Question

Which of the following is inner orbital complex as well as diamagnetic in nature?
A.${{[Ir{{({{H}_{2}}O)}_{6}}]}^{3+}}$
B.${{[Ni{{(N{{H}_{3}})}_{6}}]}^{2+}}$
C. ${{[Cr{{(N{{H}_{3}})}_{6}}]}^{3+}}$
D. ${{[Co{{(N{{H}_{3}})}_{6}}]}^{3+}}$

Answer 1

Hint: A chemical complex contains a central metal atom attached with different ligands. When the hybridization of the central metal consists of the filling of inner d – orbital, and the outer electron in the s and p orbital, then the complex is inner orbital complex. Diamagnetic compounds consist of no unpaired electrons.

Complete answer:
A chemical compound having a central metal atom attached with ligands is called a complex. The electronic configuration of the central metal atom defines the hybridization of the complex. A complex that has the valence electrons of the central metal atom in the outer d orbitals are called outer orbital complexes, while in the metal atom, when the valence electrons are present in the inner d orbital it is called inner orbital complex. This is because the vacant d – orbital of the metals take part in bonding with the ligands and making complexes.
Among the given complexes, the central atoms has the electronic configurations as, $Ir=[Xe]4{{f}^{14}}5{{d}^{7}}6{{s}^{2}}$, $Ni=[Ar]3{{d}^{8}}4{{s}^{2}}$ , $Cr=[Ar]3{{d}^{5}}4{{s}^{1}}$ and$Co=[Ar]3{{d}^{7}}4{{s}^{2}}$ . So, atoms with inner d orbital like Nickel, chromium, and cobalt can form inner orbital complexes. But we have to identify the complex which is diamagnetic as well as the inner orbital complex.

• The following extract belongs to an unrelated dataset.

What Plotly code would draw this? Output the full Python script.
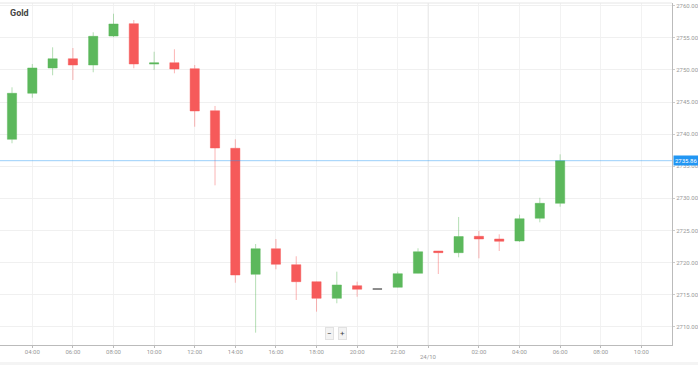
import plotly.graph_objects as go

# ---- data (hourly candles, 23/10 03:00 -> 24/10 06:00) ----
times = [
    "2024-10-23 03:00", "2024-10-23 04:00", "2024-10-23 05:00", "2024-10-23 06:00",
    "2024-10-23 07:00", "2024-10-23 08:00", "2024-10-23 09:00", "2024-10-23 10:00",
    "2024-10-23 11:00", "2024-10-23 12:00", "2024-10-23 13:00", "2024-10-23 14:00",
    "2024-10-23 15:00", "2024-10-23 16:00", "2024-10-23 17:00", "2024-10-23 18:00",
    "2024-10-23 19:00", "2024-10-23 20:00", "2024-10-23 21:00", "2024-10-23 22:00",
    "2024-10-23 23:00", "2024-10-24 00:00", "2024-10-24 01:00", "2024-10-24 02:00",
    "2024-10-24 03:00", "2024-10-24 04:00", "2024-10-24 05:00", "2024-10-24 06:00",
]
opens = [2739.19, 2746.36, 2750.30, 2751.74, 2750.76, 2755.28, 2757.20, 2750.90,
         2751.12, 2750.19, 2743.64, 2737.79, 2718.16, 2722.15, 2719.66, 2717.01,
         2714.42, 2716.39, 2715.87, 2716.14, 2718.32, 2721.79, 2721.53, 2724.08,
         2723.66, 2723.35, 2726.89, 2729.22]
highs = [2747.29, 2750.92, 2753.52, 2753.41, 2755.86, 2758.75, 2757.77, 2752.83,
         2753.21, 2750.76, 2744.38, 2739.19, 2722.88, 2723.66, 2720.97, 2717.05,
         2718.57, 2717.01, 2715.87, 2718.57, 2722.21, 2721.80, 2727.09, 2724.91,
         2724.39, 2727.45, 2730.09, 2736.85]
lows = [2738.57, 2745.67, 2749.16, 2748.43, 2749.63, 2755.10, 2750.25, 2749.98,
        2749.47, 2741.15, 2732.02, 2716.85, 2709.07, 2718.94, 2714.16, 2712.34,
        2713.65, 2714.67, 2715.87, 2716.10, 2718.30, 2718.21, 2720.81, 2720.65,
        2721.79, 2723.20, 2726.26, 2728.69]
closes = [2746.36, 2750.30, 2751.74, 2750.76, 2755.23, 2757.15, 2750.92, 2751.10,
          2750.14, 2743.60, 2737.83, 2718.05, 2722.15, 2719.72, 2717.01, 2714.42,
          2716.50, 2715.83, 2715.87, 2718.26, 2721.68, 2721.53, 2724.05, 2723.66,
          2723.30, 2726.82, 2729.22, 2735.86]

tick_vals = ["2024-10-23 04:00", "2024-10-23 06:00", "2024-10-23 08:00", "2024-10-23 10:00",
             "2024-10-23 12:00", "2024-10-23 14:00", "2024-10-23 16:00", "2024-10-23 18:00",
             "2024-10-23 20:00", "2024-10-23 22:00", "2024-10-23 23:30", "2024-10-24 02:00",
             "2024-10-24 04:00", "2024-10-24 06:00", "2024-10-24 08:00", "2024-10-24 10:00"]
tick_text = ["04:00", "06:00", "08:00", "10:00", "12:00", "14:00", "16:00", "18:00",
             "20:00", "22:00", "", "02:00", "04:00", "06:00", "08:00", "10:00"]
day_break = "2024-10-23 23:30"
day_label = "24/10"

x_range = ["2024-10-23 02:24:30", "2024-10-24 11:30:40"]
y_range = [2707.15, 2760.42]

title = "Gold"
last_price = closes[-1]

GREEN = "#5cb85c"
RED = "#f65a5a"
GREY = "#777777"

fig = go.Figure()

groups = {"up": [], "down": [], "flat": []}
for i in range(len(times)):
    if closes[i] > opens[i]:
        groups["up"].append(i)
    elif closes[i] < opens[i]:
        groups["down"].append(i)
    else:
        groups["flat"].append(i)

styles = {
    "up": (GREEN, "rgba(92,184,92,0.45)"),
    "down": (RED, "rgba(246,90,90,0.45)"),
    "flat": (GREY, "rgba(119,119,119,0.9)"),
}
for key, idx in groups.items():
    if not idx:
        continue
    fill, line = styles[key]
    fig.add_trace(go.Candlestick(
        x=[times[i] for i in idx],
        open=[opens[i] for i in idx],
        high=[highs[i] for i in idx],
        low=[lows[i] for i in idx],
        close=[closes[i] for i in idx],
        increasing=dict(fillcolor=fill, line=dict(color=line, width=1)),
        decreasing=dict(fillcolor=fill, line=dict(color=line, width=1)),
        whiskerwidth=0,
        showlegend=False,
        hoverinfo="skip",
    ))

fig.update_layout(
    width=698, height=365,
    margin=dict(l=0, r=26, t=3, b=20),
    paper_bgcolor="white",
    plot_bgcolor="white",
    boxgap=0.35,
    font=dict(family="Roboto", color="#999999", size=6),
    xaxis=dict(
        type="date",
        range=x_range,
        rangeslider=dict(visible=False),
        tickmode="array",
        tickvals=tick_vals,
        ticktext=tick_text,
        showgrid=True,
        gridcolor="#f2f2f2",
        gridwidth=1,
        showline=True,
        linecolor="#bbbbbb",
        ticks="outside",
        ticklen=2,
        tickcolor="#bbbbbb",
        ticklabelstandoff=-1,
        tickfont=dict(size=6, color="#999999"),
        zeroline=False,
        fixedrange=True,
    ),
    yaxis=dict(
        side="right",
        range=y_range,
        tick0=2710,
        dtick=5,
        tickformat=".2f",
        showgrid=True,
        gridcolor="#f0f0f0",
        showline=True,
        linecolor="#bbbbbb",
        ticks="outside",
        ticklen=2,
        tickcolor="#cccccc",
        tickfont=dict(size=6, color="#999999"),
        zeroline=False,
        fixedrange=True,
    ),
    shapes=[
        dict(type="line", xref="paper", yref="paper", x0=0, x1=1, y0=1, y1=1,
             line=dict(color="#e6e6e6", width=1)),
        dict(type="line", xref="x", yref="paper", x0=day_break, x1=day_break, y0=0, y1=1,
             line=dict(color="#e8e8e8", width=1)),
        dict(type="line", xref="paper", yref="y", x0=0, x1=1, y0=last_price, y1=last_price,
             line=dict(color="rgba(33,150,243,0.45)", width=1)),
        dict(type="rect", xref="paper", yref="paper", x0=-0.01, x1=1.05, y0=-0.0585, y1=-0.0497,
             line=dict(width=0), fillcolor="#f4f4f4"),
    ],
    annotations=[
        dict(text="<b>" + title + "</b>", xref="paper", yref="paper", x=0.0125, y=0.971,
             xanchor="left", yanchor="middle", showarrow=False,
             font=dict(family="Roboto", size=9, color="#444444")),
        dict(text=day_label, xref="x", yref="paper", x=day_break, y=-0.035,
             xanchor="center", yanchor="middle", showarrow=False,
             font=dict(family="Roboto", size=6, color="#999999")),
        dict(text=f"{last_price:.2f}", xref="paper", yref="y", x=1.002, y=last_price,
             xanchor="left", yanchor="middle", showarrow=False,
             bgcolor="#2196f3", borderpad=1,
             font=dict(family="Roboto", size=6, color="white")),
        dict(text="−", xref="paper", yref="paper", x=0.491, y=0.035,
             xanchor="center", yanchor="middle", showarrow=False,
             bgcolor="#f3f3f3", bordercolor="#e2e2e2", borderwidth=1, borderpad=1,
             font=dict(family="Roboto", size=8, color="#444444")),
        dict(text="+", xref="paper", yref="paper", x=0.509, y=0.035,
             xanchor="center", yanchor="middle", showarrow=False,
             bgcolor="#f3f3f3", bordercolor="#e2e2e2", borderwidth=1, borderpad=1,
             font=dict(family="Roboto", size=8, color="#444444")),
    ],
)

fig.write_html(
    "out.html",
    config={"displayModeBar": False},
    post_script="document.body.style.margin='0';document.body.style.overflow='hidden';",
)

As $N{{H}_{3}}$ is attached with these three atoms, which is a weak ligand, but with $C{{o}^{3+}}$ cobalt ion it acts as a strong ligand that pairs the electrons, so, ${{[Co{{(N{{H}_{3}})}_{6}}]}^{2+}}$ is the inner orbital complex with hybridization ${{d}^{2}}s{{p}^{3}}$ that is diamagnetic in nature.
The diagram shows the diamagnetic nature of ${{[Co{{(N{{H}_{3}})}_{6}}]}^{3+}}$ that has all the electrons paired as:

Hence, the complex that is inner orbital and is diamagnetic is ${{[Co{{(N{{H}_{3}})}_{6}}]}^{3+}}$.

So option D is correct.

Note:
A strong ligand is that ligand which is able to pair up the electrons of the central metal atom, while a weak ligand is not able to pair up the electrons. A complex which has few or no unpaired electrons is of low spin, which are mostly the inner orbital complexes, while the outer orbital complexes have high spin as they have weak field and more unpaired electrons.